A legal challenge is being brought against the Labour NEC’s decision to allow Jeremy Corbyn onto the leadership ballot without the need for nominations from MPs.
Michael Foster, a Labour Party donor who stood as a parliamentary candidate last year, says he believes that the party has ‘misapplied’ the rules concerning whether an incumbent leader has the automatic right to be on the ballot, and believes that his “contract of membership” has been broken.
Writing for The Times Red Box this morning, Foster said:
“It is well-established that a member of an association – whether it is a Synagogue, a trade union, a political party or a bowling club – has the right to seek a definitive ruling from the court when a dispute arises about the proper interpretation of an important rule in his or her contract of membership.
“I am exercising my right to ask for such a ruling. I do this because I believe the NEC’s decision-making was procedurally flawed and it reached the wrong conclusion. And because it is my right as a member of the party and a citizen to take the issue before a judge for decision.”

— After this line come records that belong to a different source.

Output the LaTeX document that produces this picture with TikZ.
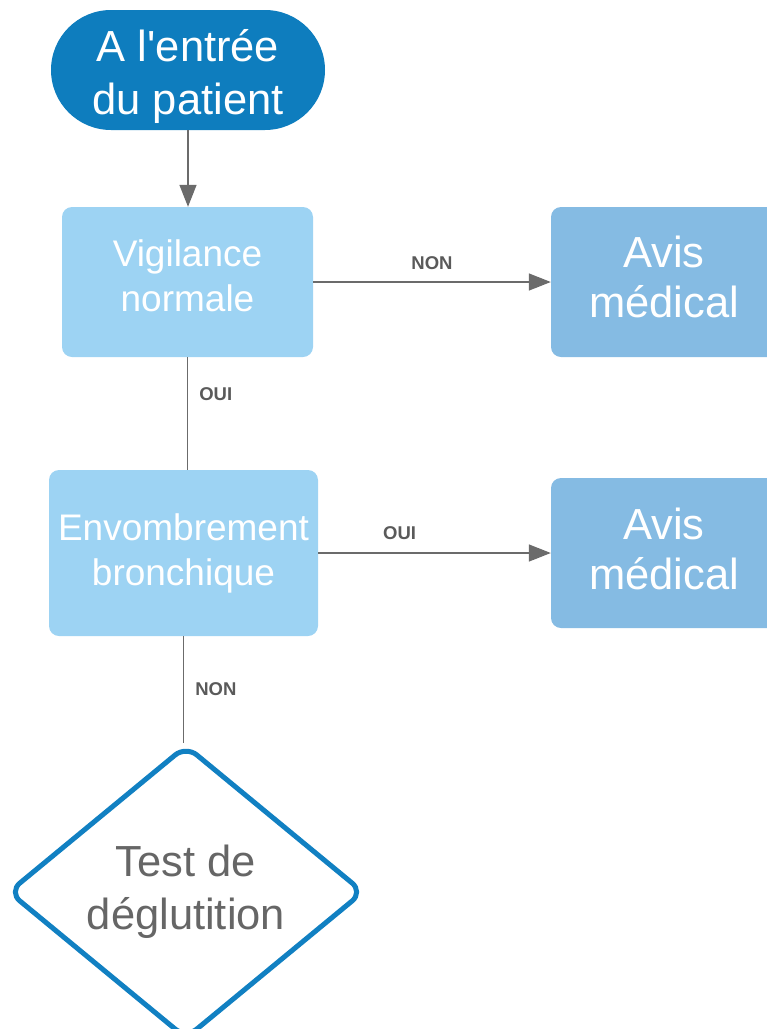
\documentclass[tikz,border=0pt]{standalone}
\usepackage{fontspec}
\setmainfont{Liberation Sans}
\usetikzlibrary{arrows.meta,shapes.geometric,positioning}
\definecolor{startblue}{HTML}{0E7DBE}
\definecolor{lightbox}{HTML}{9DD3F3}
\definecolor{avisbox}{HTML}{85BBE3}
\definecolor{conn}{HTML}{6B6B6B}
\definecolor{lbl}{HTML}{5A5A5A}
\definecolor{dtext}{HTML}{666666}
\definecolor{dborder}{HTML}{1180C2}
\tikzset{
  startnode/.style={rectangle, rounded corners=60pt, fill=startblue, text=white,
    minimum width=274pt, minimum height=120pt, align=center, inner sep=0pt,
    font=\fontsize{43.5}{53}\selectfont},
  stepbox/.style={rectangle, rounded corners=10pt, fill=lightbox, text=white,
    align=center, inner sep=0pt, font=\fontsize{37}{45}\selectfont},
  avisnode/.style={rectangle, rounded corners=10pt, fill=avisbox, text=white,
    minimum width=226pt, minimum height=150pt, align=center, inner sep=0pt,
    font=\fontsize{43.5}{50}\selectfont},
  decision/.style={diamond, draw=dborder, line width=5pt, rounded corners=14pt,
    text=dtext, minimum width=356pt, minimum height=294pt, aspect=1.21,
    align=center, inner sep=0pt, font=\fontsize{43.5}{53}\selectfont},
  link/.style={draw=conn, line width=1.5pt},
  arrowlink/.style={link, -{Triangle[length=22pt,width=17pt]}},
  lab/.style={text=lbl, font=\bfseries\fontsize{18.5}{22}\selectfont, inner sep=0pt}
}
\begin{document}
\begin{tikzpicture}[x=1pt,y=-1pt]
\useasboundingbox (0,0) rectangle (767,1029);
\node[startnode] (start) at (188,70) {A l\textquotesingle entrée\\du patient\\[-57pt]};
\node[stepbox, minimum width=251pt, minimum height=150pt] (vig) at (187.5,282) {Vigilance\\normale\\[-33pt]};
\node[avisnode] (avis1) at (664,282) {Avis\\médical\\[-40pt]};
\node[stepbox, minimum width=269pt, minimum height=166pt] (env) at (183.5,553) {Envombrement\\bronchique};
\node[avisnode] (avis2) at (664,553) {Avis\\médical\\[-42pt]};
\node[decision] (test) at (186,892) {Test de\\déglutition};

\draw[arrowlink] (start.south) -- (start.south |- vig.north);
\draw[arrowlink] (vig.east) -- (avis1.west)
  node[lab, midway, above=12pt] (lnon1) {NON};
\draw[link] (vig.south) -- (vig.south |- env.north)
  node[lab, pos=0.33, right=11pt] (loui1) {OUI};
\draw[arrowlink] (env.east) -- (avis2.west)
  node[lab, pos=0.35, above=13pt] (loui2) {OUI};
\draw[link] (env.south) -- (env.south |- test.north)
  node[lab, pos=0.5, right=11pt] (lnon2) {NON};
\end{tikzpicture}
\end{document}
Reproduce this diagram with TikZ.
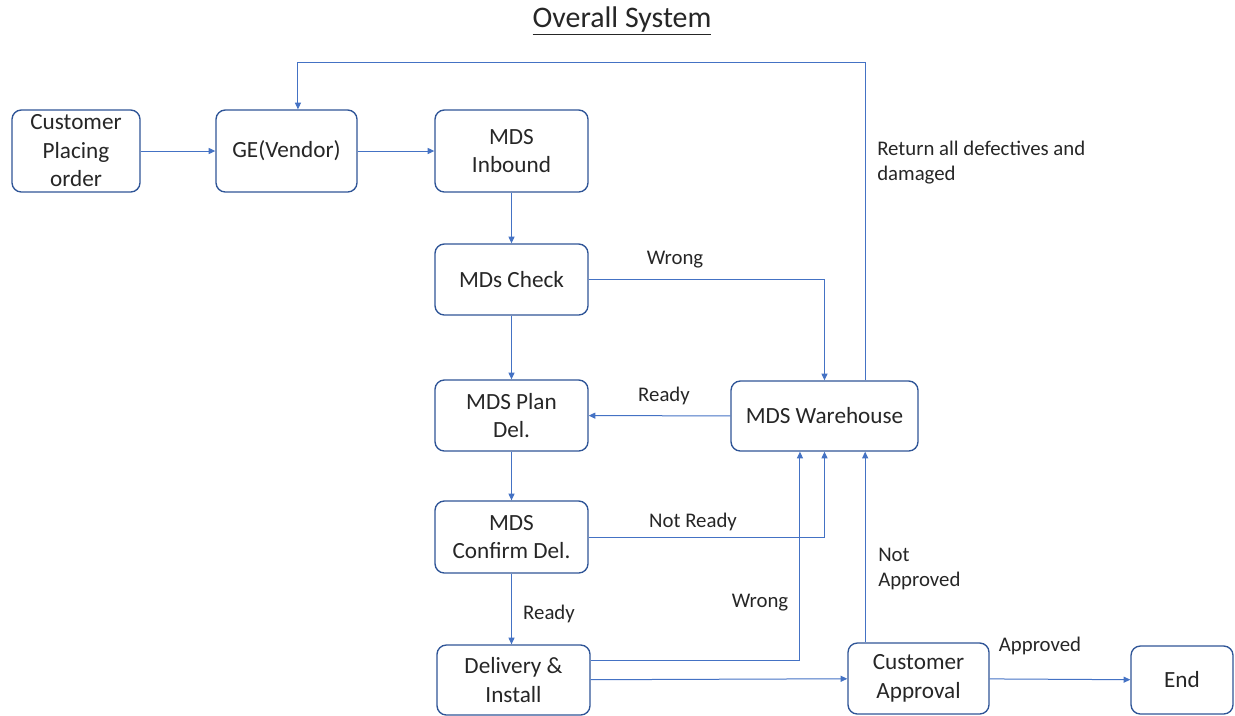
\documentclass[tikz,border=0pt]{standalone}
\usepackage{fontspec}
\setmainfont{Carlito}
\usetikzlibrary{arrows.meta}
\definecolor{boxblue}{RGB}{47,85,151}
\definecolor{lineblue}{RGB}{68,114,196}
\definecolor{txt}{RGB}{38,38,38}
\newcommand\boxfont{\fontsize{17.4}{21.4}\selectfont}
\newcommand\lblfont{\fontsize{15.6}{18.8}\selectfont}
\begin{document}
\begin{tikzpicture}[x=0.75pt,y=-0.75pt,
  box/.style 2 args={draw=boxblue,line width=1pt,rounded corners=7pt,align=center,
    inner sep=0pt,font=\boxfont,text=txt,minimum width=#1*0.75pt,minimum height=#2*0.75pt},
  flow/.style={draw=lineblue,line width=0.75pt,-{Triangle[length=5pt,width=4.5pt]}},
  lbl/.style={font=\lblfont,text=txt,inner sep=0pt}]
  \useasboundingbox (0,0) rectangle (1235,715);

  \node[font=\fontsize{22.4}{26}\selectfont,text=txt] (title) at (622,21) {\underline{Overall System}};

  \node[box={128}{82}] (cust) at (76,151) {Customer\\Placing\\order};
  \node[box={141}{82}] (ge) at (286.5,151) {GE(Vendor)};
  \node[box={153}{82}] (inb) at (511.5,151) {MDS\\Inbound};
  \node[box={153}{71}] (chk) at (511.5,279.5) {MDs Check};
  \node[box={153}{71}] (plan) at (511.5,415.5) {MDS Plan\\Del.};
  \node[box={153}{72}] (conf) at (511.5,537) {MDS\\Confirm Del.};
  \node[box={153}{70}] (deliv) at (513.5,680) {Delivery \&\\Install};
  \node[box={187}{70}] (wh) at (824.5,416) {MDS Warehouse};
  \node[box={141}{71}] (appr) at (918.5,678.5) {Customer\\Approval};
  \node[box={102}{68}] (fin) at (1182,680) {End};

  \draw[flow] (cust) -- (ge);
  \draw[flow] (ge) -- (inb);
  \draw[flow] (inb) -- (chk);
  \draw[flow] (chk) -- (plan);
  \draw[flow] (plan) -- (conf);
  \draw[flow] (conf.south) -- (conf.south |- deliv.north);
  \draw[flow] (chk.east) -| (wh.north);
  \draw[flow] (wh) -- (plan);
  \draw[flow] (conf.east) -| (wh.south);
  \draw[flow] ([yshift=15pt]deliv.east) -| ([xshift=-18.4pt]wh.south);
  \draw[flow] (deliv) -- (appr);
  \draw[flow] ([xshift=-40pt]appr.north) -- ([xshift=-40pt]appr.north |- wh.south);
  \draw[flow] (appr) -- (fin);
  \draw[flow] ([xshift=30.4pt]wh.north) -- ++(0,-318) -| ([xshift=8.6pt]ge.north);

  \node[lbl] (l1) at (675,260) {Wrong};
  \node[lbl] (l2) at (664,396) {Ready};
  \node[lbl] (l3) at (693,522) {Not Ready};
  \node[lbl] (l4) at (760,603) {Wrong};
  \node[lbl] (l5) at (549,614) {Ready};
  \node[lbl] (l6) at (1040,646) {Approved};
  \node[lbl,anchor=north west,align=left] (l7) at (878,548) {Not\\Approved};
  \node[lbl,anchor=north west,align=left] (l8) at (877,141) {Return all defectives and\\damaged};
\end{tikzpicture}
\end{document}
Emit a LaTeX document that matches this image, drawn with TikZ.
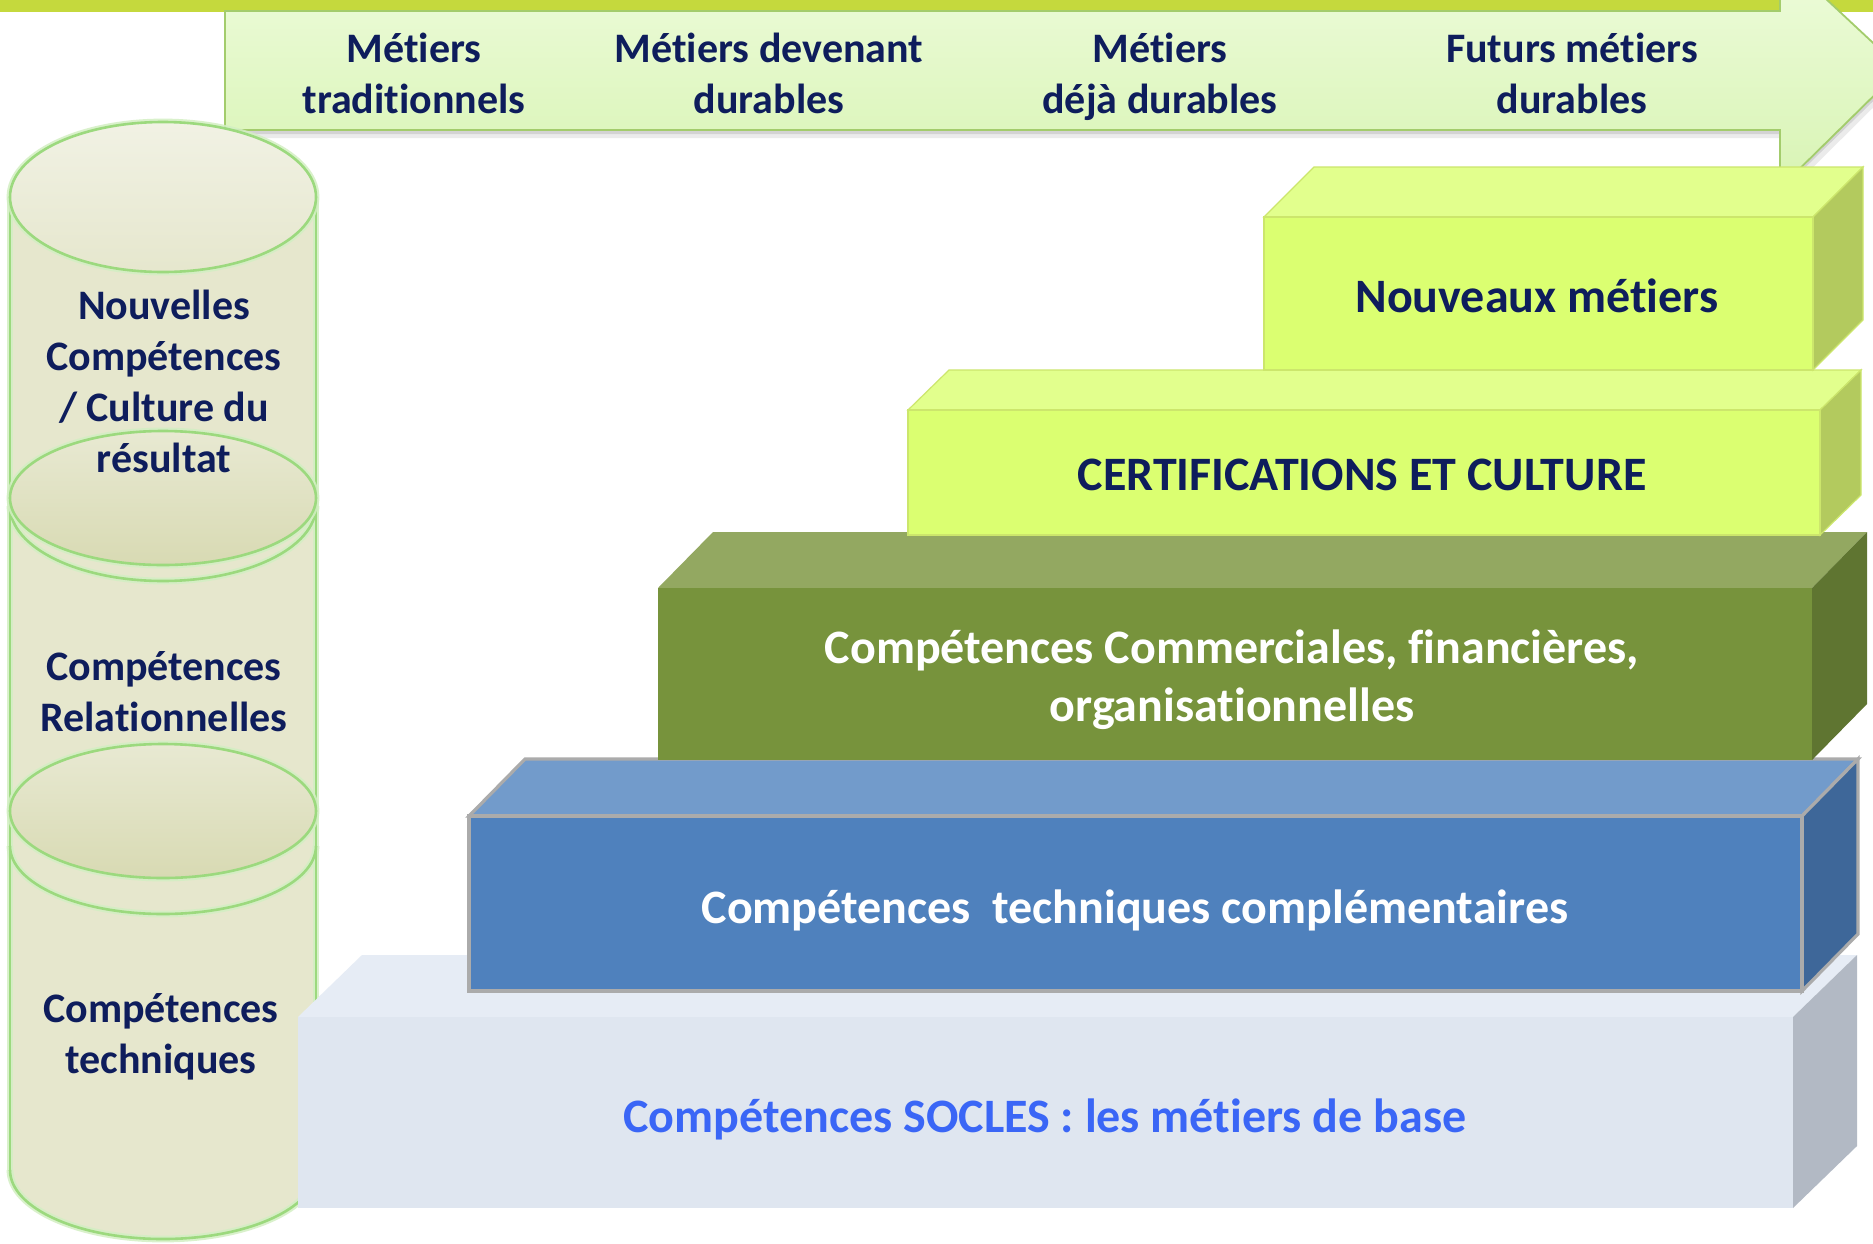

Critics of the decision to put Corbyn on the ballot automatically claim that candidates in leadership contests should always show they have the backing of a section of MPs and MEPs, and point to the precedent set in the 1988 election, when incumbent Neil Kinnock required nominations to stand.
However, Corbyn’s team has long said that he rules have changed since then, and that the need for a leader to do so is no longer required.
Deputy leader Tom Watson, who has privately called on Corbyn to stand down, said that going down the legal route would be “unhelpful and destabilising”.
“This legal challenge is very unhelpful and destabilising to the Labour Party,” Watson said this morning. “The NEC made a decision. They ruled that Jeremy Corbyn is automatically on the ballot paper. We must respect that decision and give our members a choice of candidates as soon as possible.”
Sources have told LabourList that while lawyers believe there is a sound basis for a challenge to the decision, and potential for it to be overturned, judges are may be hesitant to get involved in an internal political dispute.